Besides writing several hundred songs to perform himself, he also composed music for other artists, which became big hits, such as Sinead O’Connor’s “Nothing Compares 2 U,” Chaka Khan’s “I Feel for You,” The Bangles’ “Manic Monday,” and Shiela E.’s “The Glamorous Life.” He also wrote for Cyndi Lauper, Alicia Keys, Foo Fighters, and Tom Jones.
6. Prince was a Jehovah’s Witness.
Prince was a devout Jehovah’s Witness who was baptized in 2001. Because of this, he wasn’t allowed to speak publicly about any good deeds he has done as a humanitarian. He also included Christian references in his music.

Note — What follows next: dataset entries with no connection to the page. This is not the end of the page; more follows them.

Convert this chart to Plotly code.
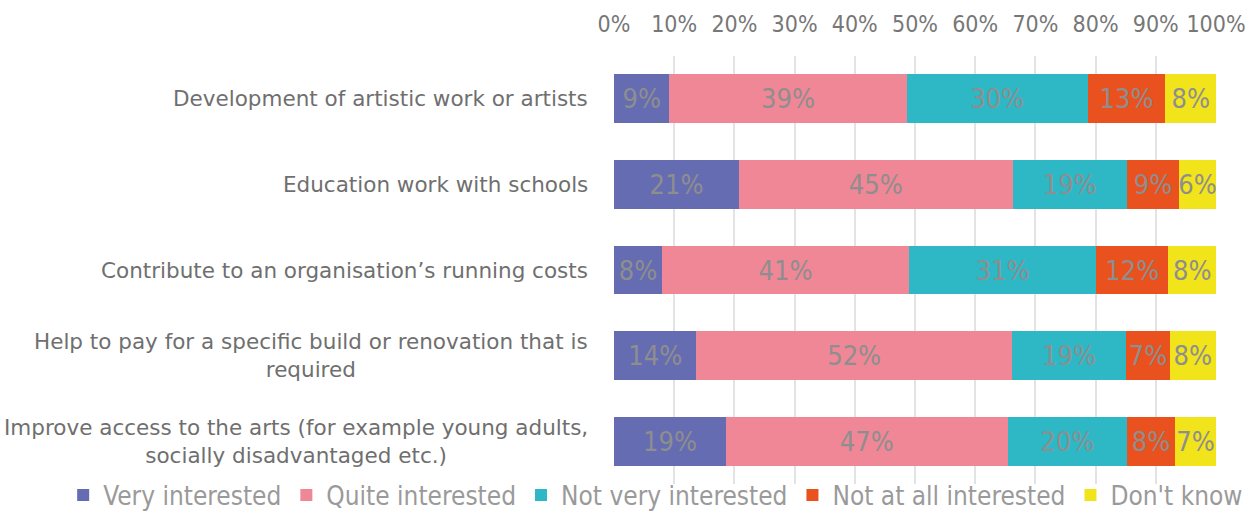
import plotly.graph_objects as go

categories = [
    "Development of artistic work or artists",
    "Education work with schools",
    "Contribute to an organisation\u2019s running costs",
    "Help to pay for a specific build or renovation that is<br>required",
    "Improve access to the arts (for example young adults,<br>socially disadvantaged etc.)",
]
series_names = ["Very interested", "Quite interested", "Not very interested",
                "Not at all interested", "Don't know"]
very = [9.2, 20.8, 8.0, 13.7, 18.6]
quite = [39.4, 45.4, 41.0, 52.4, 46.8]
not_very = [30.1, 19.0, 31.1, 19.0, 19.8]
not_at_all = [12.9, 8.7, 12.0, 7.2, 8.0]
dont_know = [8.4, 6.1, 7.9, 7.7, 6.8]
series_values = [very, quite, not_very, not_at_all, dont_know]
colors = ["#666cb1", "#f08797", "#2eb8c6", "#e9511e", "#f2e41b"]
tick_vals = [0, 10, 20, 30, 40, 50, 60, 70, 80, 90, 100]
tick_text = [f"{v}%" for v in tick_vals]

num_font = "'Liberation Sans Narrow', 'DejaVu Sans Condensed', 'Roboto Condensed', Roboto, sans-serif"
cat_font = "'DejaVu Sans', Verdana, sans-serif"

fig = go.Figure()
for name, vals, col in zip(series_names, series_values, colors):
    fig.add_trace(go.Bar(
        y=categories, x=vals, name=name, orientation="h",
        marker=dict(color=col, line=dict(width=0)),
        text=[f"{round(v)}%" for v in vals],
        textposition="inside", insidetextanchor="middle", textangle=0,
        textfont=dict(family=num_font, size=27, color="#8e8e8e"),
        constraintext="none",
    ))

for c in categories:
    fig.add_annotation(
        x=-0.04, xref="paper", y=c, yref="y", text=c, showarrow=False,
        xanchor="right", align="center",
        font=dict(family=cat_font, size=21.5, color="#6f6f6f"),
    )

fig.update_layout(
    barmode="stack",
    bargap=0.43,
    width=1253, height=511,
    margin=dict(l=614, r=37, t=56, b=27, autoexpand=False),
    plot_bgcolor="white", paper_bgcolor="white",
    uniformtext=dict(mode=False),
    xaxis=dict(
        side="top", range=[0, 100], tickvals=tick_vals, ticktext=tick_text,
        showgrid=True, gridcolor="#e3e3e3", gridwidth=1.5, zeroline=False,
        tickfont=dict(family=num_font, size=23, color="#777777"),
        ticks="outside", ticklen=14, tickcolor="rgba(0,0,0,0)",
        showline=False, fixedrange=True,
    ),
    yaxis=dict(autorange="reversed", showticklabels=False, ticks="",
               showgrid=False, showline=False),
    legend=dict(
        orientation="h", xref="paper", x=-0.915, xanchor="left",
        yref="paper", y=-0.026, yanchor="middle",
        font=dict(family=num_font, size=26, color="#9a9a9a"),
        itemwidth=30, tracegroupgap=0, traceorder="normal",
        bgcolor="rgba(0,0,0,0)",
    ),
    showlegend=True,
)

fig.write_html("out.html")
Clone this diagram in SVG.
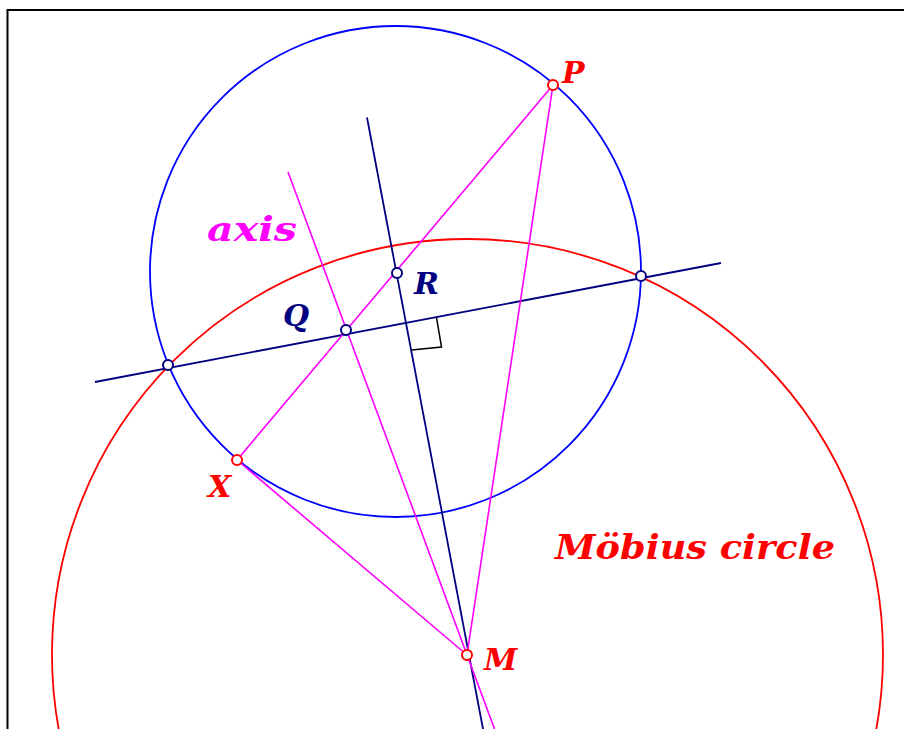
<svg xmlns="http://www.w3.org/2000/svg" width="904" height="729" viewBox="0 0 904 729">
<style>
.lbl{font-family:"DejaVu Serif","Liberation Serif",serif;font-style:italic;font-weight:bold;font-size:30px}
.big{font-size:33px}
.mag{stroke:#ff00ff;stroke-width:1.6;fill:none}
.navy{stroke:#000080;stroke-width:1.8;fill:none}
.pt{fill:#fff;stroke-width:2}
</style>
<rect x="0" y="0" width="904" height="729" fill="#fff"/>
<path d="M7.5,729 V10 H904" fill="none" stroke="#000" stroke-width="2"/>
<g id="circles">
<circle id="blue-circle" cx="395.5" cy="271.5" r="245.5" fill="none" stroke="#0000ff" stroke-width="1.8"/>
<circle id="mobius-circle" cx="467.5" cy="654.5" r="415.5" fill="none" stroke="#ff0000" stroke-width="1.8"/>
</g>
<g id="connectors">
<line class="navy" x1="95" y1="382" x2="721" y2="263"/>
<line class="navy" x1="367" y1="117.5" x2="483" y2="729"/>
<line class="mag" x1="553" y1="85" x2="237" y2="460"/>
<line class="mag" x1="553" y1="85" x2="467" y2="655"/>
<line class="mag" x1="237" y1="460" x2="467" y2="655"/>
<line class="mag" x1="288" y1="172" x2="494.5" y2="729"/>
<path d="M436.5,317.5 L441.5,347 L411.5,350" fill="none" stroke="#000" stroke-width="1.5"/>
</g>
<g id="node-int1"><circle class="pt" cx="168" cy="365" r="5" stroke="#000080"/></g>
<g id="node-int2"><circle class="pt" cx="641" cy="276" r="5" stroke="#000080"/></g>
<g id="node-Q"><circle class="pt" cx="346" cy="330" r="5" stroke="#000080"/><text class="lbl" x="283" y="326" fill="#000080">Q</text></g>
<g id="node-R"><circle class="pt" cx="397" cy="273" r="5" stroke="#000080"/><text class="lbl" x="414" y="294" fill="#000080">R</text></g>
<g id="node-P"><circle class="pt" cx="553" cy="85" r="5" stroke="#ff0000"/><text class="lbl" x="562" y="83" fill="#ff0000">P</text></g>
<g id="node-X"><circle class="pt" cx="237" cy="460" r="5" stroke="#ff0000"/><text class="lbl" x="208" y="497" fill="#ff0000">X</text></g>
<g id="node-M"><circle class="pt" cx="467" cy="655" r="5" stroke="#ff0000"/><text class="lbl" x="484" y="670" fill="#ff0000">M</text></g>
<g id="label-axis"><text class="lbl big" x="207" y="241" fill="#ff00ff" textLength="90" lengthAdjust="spacingAndGlyphs">axis</text></g>
<g id="label-mobius"><text class="lbl big" x="555" y="559" fill="#ff0000" textLength="280" lengthAdjust="spacingAndGlyphs">Möbius circle</text></g>
</svg>
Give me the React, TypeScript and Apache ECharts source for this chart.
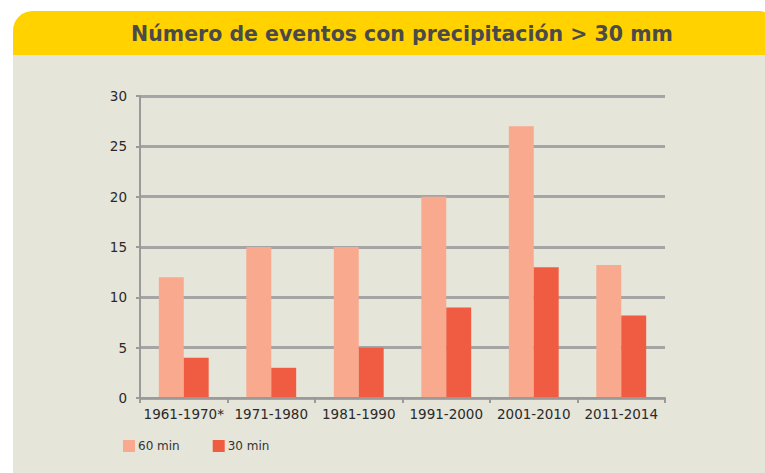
import React, { useEffect, useRef } from "react";
import * as echarts from "echarts";

const categories = ["1961-1970*", "1971-1980", "1981-1990", "1991-2000", "2001-2010", "2011-2014"];
const series60 = [12, 15, 15, 20, 27, 13.2];
const series30 = [4, 3, 5, 9, 13, 8.2];
const seriesNames = ["60 min", "30 min"];
const titleText = "Número de eventos con precipitación > 30 mm";

export default function App() {
  const ref = useRef<HTMLDivElement>(null);
  useEffect(() => {
    document.body.style.margin = "0";
    const chart = echarts.init(ref.current!, null, { renderer: "svg" });
    chart.setOption({
      animation: false,
      backgroundColor: "#ffffff",
      graphic: [
        {
          type: "rect",
          z: -10,
          silent: true,
          shape: { x: 13, y: 11, width: 760, height: 480, r: [20, 14, 0, 20] },
          style: { fill: "#E6E5DA" },
        },
        {
          type: "rect",
          z: -9,
          silent: true,
          shape: { x: 13, y: 11, width: 760, height: 44, r: [20, 14, 0, 0] },
          style: { fill: "#FFD200" },
        },
      ],
      title: {
        text: titleText,
        left: 402,
        top: 23,
        padding: 0,
        textAlign: "center",
        textStyle: {
          fontFamily: "DejaVu Sans",
          fontWeight: "bold",
          fontSize: 20.5,
          color: "#4a4a4a",
        },
      },
      legend: {
        left: 123,
        top: 440,
        padding: 0,
        itemWidth: 12,
        itemHeight: 12,
        itemGap: 33,
        icon: "rect",
        data: seriesNames,
        textStyle: { fontFamily: "DejaVu Sans", fontSize: 12, color: "#333", padding: [0, 0, 0, -2] },
      },
      grid: { left: 140, right: 100, top: 96, bottom: 75, containLabel: false },
      xAxis: {
        type: "category",
        data: categories,
        axisLine: { show: true, lineStyle: { color: "#9a9a9a", width: 2 } },
        axisTick: { show: true, alignWithLabel: false, length: 5, lineStyle: { color: "#9a9a9a", width: 2 } },
        axisLabel: { fontFamily: "DejaVu Sans", fontSize: 13.5, color: "#2a2a2a", margin: 9, interval: 0 },
        z: 5,
      },
      yAxis: {
        type: "value",
        min: 0,
        max: 30,
        interval: 5,
        axisLine: { show: true, lineStyle: { color: "#9a9a9a", width: 2 } },
        axisTick: { show: true, length: 4, lineStyle: { color: "#9a9a9a", width: 2 } },
        axisLabel: { fontFamily: "DejaVu Sans", fontSize: 13.5, color: "#2a2a2a", margin: 13 },
        splitLine: { show: true, lineStyle: { color: "#a5a5a5", width: 3 } },
      },
      series: [
        {
          name: seriesNames[0],
          type: "bar",
          data: series60,
          barGap: "0%",
          barCategoryGap: "43%",
          itemStyle: { color: "#F9A98E" },
          z: 3,
        },
        {
          name: seriesNames[1],
          type: "bar",
          data: series30,
          itemStyle: { color: "#F05C42" },
          z: 3,
        },
      ],
    });
    return () => chart.dispose();
  }, []);
  return <div ref={ref} style={{ width: 765, height: 473 }} />;
}
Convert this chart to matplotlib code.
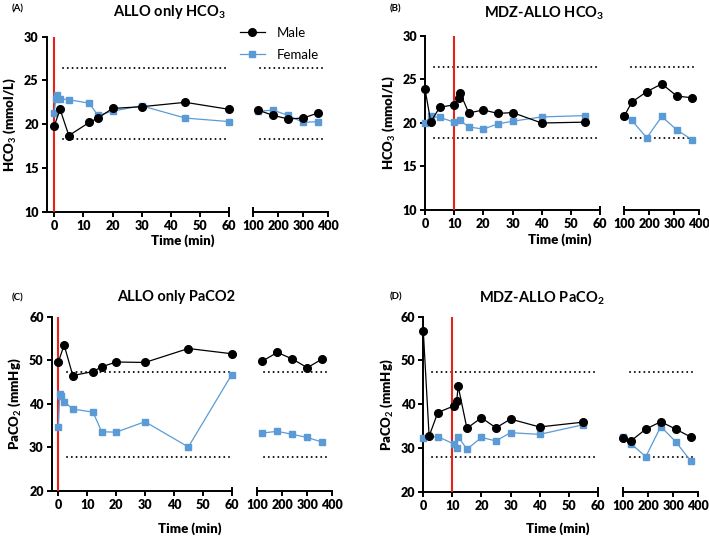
import matplotlib
matplotlib.use("Agg")
import matplotlib.pyplot as plt
from matplotlib.lines import Line2D

plt.rcParams['font.family'] = ['Lato', 'DejaVu Sans']
plt.rcParams['font.weight'] = 'bold'
plt.rcParams['axes.labelweight'] = 'bold'
plt.rcParams['mathtext.fontset'] = 'custom'
plt.rcParams['mathtext.rm'] = 'Lato:bold'
plt.rcParams['mathtext.bf'] = 'Lato:bold'
plt.rcParams['mathtext.it'] = 'Lato:italic:bold'

# ---------------- data ----------------
# Panel A: ALLO only HCO3
tA_male = [0, 2, 5, 12, 15, 20, 30, 45, 60]
A_male = [19.8, 21.7, 18.7, 20.2, 20.7, 21.8, 22.0, 22.5, 21.7]
tA_female = [0, 0.5, 1, 2, 5, 12, 15, 20, 30, 45, 60]
A_female = [21.3, 22.9, 23.3, 22.9, 22.8, 22.4, 21.0, 21.5, 22.1, 20.7, 20.3]
tA_late = [120, 180, 240, 300, 360]
A_male_late = [21.6, 21.0, 20.6, 20.7, 21.3]
A_female_late = [21.5, 21.6, 21.0, 20.2, 20.3]

# Panel B: MDZ-ALLO HCO3
tB_male = [0, 2, 5, 10, 11.5, 12, 15, 20, 25, 30, 40, 55]
B_male = [23.9, 20.1, 21.8, 22.1, 22.9, 23.5, 21.15, 21.5, 21.1, 21.2, 20.0, 20.1]
tB_female = [0, 2, 5, 10, 12, 15, 20, 25, 30, 40, 55]
B_female = [20.0, 20.75, 20.65, 20.1, 20.3, 19.55, 19.3, 19.9, 20.2, 20.7, 20.85]
tB_late = [100, 130, 190, 250, 310, 370]
B_male_late = [20.8, 22.4, 23.6, 24.5, 23.1, 22.9]
B_female_late = [20.85, 20.3, 18.3, 20.75, 19.2, 18.1]

# Panel C: ALLO only PaCO2
tC_male = [0, 2, 5, 12, 15, 20, 30, 45, 60]
C_male = [49.6, 53.5, 46.5, 47.4, 48.5, 49.6, 49.5, 52.7, 51.5]
tC_female = [0, 0.5, 1, 2, 5, 12, 15, 20, 30, 45, 60]
C_female = [34.6, 42.2, 41.9, 40.5, 38.8, 38.1, 33.6, 33.5, 35.9, 30.1, 46.7]
tC_late = [120, 180, 240, 300, 360]
C_male_late = [49.8, 51.8, 50.3, 48.3, 50.3]
C_female_late = [33.3, 33.7, 33.0, 32.3, 31.2]

# Panel D: MDZ-ALLO PaCO2
tD_male = [0, 2, 5, 10.5, 11.5, 12, 15, 20, 25, 30, 40, 55]
D_male = [56.7, 32.7, 38.1, 39.6, 40.8, 44.1, 34.5, 36.9, 34.6, 36.6, 34.8, 35.9]
tD_female = [0, 5, 10.5, 11.5, 12, 15, 20, 25, 30, 40, 55]
D_female = [32.3, 32.6, 30.9, 30.0, 32.6, 29.7, 32.4, 31.6, 33.5, 33.1, 35.3]
tD_late = [100, 130, 190, 250, 310, 370]
D_male_late = [32.3, 31.6, 34.3, 36.0, 34.3, 32.5]
D_female_late = [32.6, 31.0, 28.0, 34.9, 31.4, 27.0]

# reference (normal range) lines
HCO3_ref = [26.4, 18.3]
PaCO2_ref = [47.3, 27.9]
ref_early_span = [3, 59]
ref_late_span = [125, 385]

# dose time (red line)
dose_A = 0
dose_B = 10

HCO3_ticks = [10, 15, 20, 25, 30]
PaCO2_ticks = [20, 30, 40, 50, 60]
early_ticks = [0, 10, 20, 30, 40, 50, 60]
late_ticks = [100, 200, 300, 400]

BLUE = '#5b9bd5'
HEAVY = 'heavy'
W, H = 709, 537
fig = plt.figure(figsize=(W / 100, H / 100), dpi=100)


def rect(x0, x1, ytop, ybot):
    return [x0 / W, 1 - ybot / H, (x1 - x0) / W, (ybot - ytop) / H]


def panel(L, R, xmin, ylim, yticks, ref, dose,
          tm, m, tf, f, tl, ml, fl, ylabel):
    axL = fig.add_axes(L)
    axR = fig.add_axes(R)
    for ax, t1, y1, t2, y2 in [(axL, tm, m, tf, f), (axR, tl, ml, tl, fl)]:
        ax.plot(t2, y2, '-', color=BLUE, lw=0.9, marker='s', ms=5,
                mfc=BLUE, mec=BLUE, clip_on=False, zorder=4)
        ax.plot(t1, y1, '-', color='black', lw=0.9, marker='o', ms=5.5,
                clip_on=False, zorder=5)
        ax.set_ylim(*ylim)
        ax.set_yticks(yticks)
        for s in ['top', 'right']:
            ax.spines[s].set_visible(False)
        for s in ['left', 'bottom']:
            ax.spines[s].set_linewidth(1.4)
        ax.tick_params(width=1.4, length=3.8, labelsize=9, pad=2)
    for yv in ref:
        axL.plot(ref_early_span, [yv, yv], color='black', lw=1.4,
                 linestyle=(0, (0.05, 2.4)), dash_capstyle='round', zorder=2)
        axR.plot(ref_late_span, [yv, yv], color='black', lw=1.4,
                 linestyle=(0, (0.05, 2.4)), dash_capstyle='round', zorder=2)
    axL.axvline(dose, color='#e8201a', lw=1.5, zorder=3)
    axL.set_xlim(xmin, 60)
    axL.set_xticks(early_ticks)
    axR.set_xlim(100, 400)
    axR.set_xticks(late_ticks)
    axR.spines['left'].set_visible(False)
    axR.tick_params(left=False, labelleft=False)
    for ax in (axL, axR):
        for lab in ax.get_xticklabels() + ax.get_yticklabels():
            lab.set_fontweight(HEAVY)
    # axis break caps
    axL.plot([1, 1], [0, 0.025], transform=axL.transAxes, color='black',
             lw=1.4, clip_on=False, solid_capstyle='butt')
    axR.plot([0, 0], [0, 0.025], transform=axR.transAxes, color='black',
             lw=1.4, clip_on=False, solid_capstyle='butt')
    axL.set_ylabel(ylabel, fontsize=9.5, labelpad=4, fontweight=HEAVY)
    return axL, axR


axA, axAr = panel(rect(46.7, 229, 36.7, 211.7), rect(253.3, 328.3, 36.7, 211.7),
                  -2.6, (10, 30), HCO3_ticks, HCO3_ref, dose_A,
                  tA_male, A_male, tA_female, A_female,
                  tA_late, A_male_late, A_female_late,
                  r'HCO$_\mathbf{3}$ (mmol/L)')
axB, axBr = panel(rect(425, 600, 36, 210), rect(624.3, 699.3, 36, 210),
                  0, (10, 30), HCO3_ticks, HCO3_ref, dose_B,
                  tB_male, B_male, tB_female, B_female,
                  tB_late, B_male_late, B_female_late,
                  r'HCO$_\mathbf{3}$ (mmol/L)')
axC, axCr = panel(rect(51.7, 231.7, 316.7, 491), rect(257.3, 332.3, 316.7, 491),
                  -2.3, (20, 60), PaCO2_ticks, PaCO2_ref, dose_A,
                  tC_male, C_male, tC_female, C_female,
                  tC_late, C_male_late, C_female_late,
                  r'PaCO$_\mathbf{2}$ (mmHg)')
axD, axDr = panel(rect(423.3, 597.7, 316.7, 491.7), rect(623.3, 698.3, 316.7, 491.7),
                  0, (20, 60), PaCO2_ticks, PaCO2_ref, dose_B,
                  tD_male, D_male, tD_female, D_female,
                  tD_late, D_male_late, D_female_late,
                  r'PaCO$_\mathbf{2}$ (mmHg)')

# titles, panel letters, x labels
def ftext(x, y, s, **kw):
    fig.text(x / W, 1 - y / H, s, **kw)

ftext(169, 12, r'ALLO only HCO$_\mathbf{3}$', fontsize=10.5, ha='center', va='center')
ftext(544, 13, r'MDZ-ALLO HCO$_\mathbf{3}$', fontsize=10.5, ha='center', va='center')
ftext(176, 297, 'ALLO only PaCO2', fontsize=10.5, ha='center', va='center')
ftext(542, 298, r'MDZ-ALLO PaCO$_\mathbf{2}$', fontsize=10.5, ha='center', va='center')
for x, y, s in [(12, 9, '(A)'), (390, 9, '(B)'), (12, 298, '(C)'), (390, 297, '(D)')]:
    ftext(x, y, s, fontsize=7, ha='left', va='center')
for x, y in [(183, 241), (560, 240), (190, 529), (558, 529)]:
    ftext(x, y, 'Time (min)', fontsize=9.5, ha='center', va='center', fontweight=HEAVY)

handles = [Line2D([], [], color='black', lw=0.9, marker='o', ms=5.5),
           Line2D([], [], color=BLUE, lw=0.9, marker='s', ms=5, mfc=BLUE, mec=BLUE)]
fig.legend(handles, ['Male', 'Female'], loc='upper left',
           bbox_to_anchor=(228 / W, 1 - 15 / H), frameon=False,
           handlelength=1.9, handletextpad=0.9, labelspacing=0.75,
           prop={'size': 9.5, 'weight': 'normal'})

fig.savefig('out.png', dpi=100)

7. Prince’s symbol has a name.
Prince signed an unfair record deal with Warner Bros in the early 1990s, so he had a falling out with his record label. At the height of his career, Prince changed his name to a combination of the symbols for male and female. That weird symbol was actually known as Love Symbol #2, and was copyrighted in 1997. When his contract with Warner Bros. expired, he announced that he would reclaim his given name.
8. Pantone gave Prince his own color.
In 2017 – a year after Prince’s death – global color authority, Pantone created a new royal shade of purple in honor of Prince. It was also named as Love Symbol #2. The hue was inspired by a Yamaha piano that he was planning to take on tour.
9. Prince’s song ticked off a vice president’s wife.
In 1984, Tipper Gore (former president Al Gore’s wife) purchased the Purple Rain soundtrack for her then-11-year-old-daughter. When they listened to the song “Darling Nikki” – which was notorious for its sexual lyrics and references to masturbation – she felt that there must be some sort of warning on the label. In 1985, she founded the Parents Music Resource Center. The center pressured the recording industry to use rating symbol and the mandatory use of a warning label “Parental Advisory: Explicit Lyrics” for records with language or lyrics that are unsuitable for minors. Prince did not oppose to this, and he became one of the first artists to release a clean version of explicit songs and albums.
10. Prince was one of the very few people to become a successful musician and movie star at the same time.
On the week of July 27, 1984, Prince topped both the film box office, albums charts, and singles charts, with his film Purple Rain, the Purple Rain soundtrack, and the single “When Doves Cry.”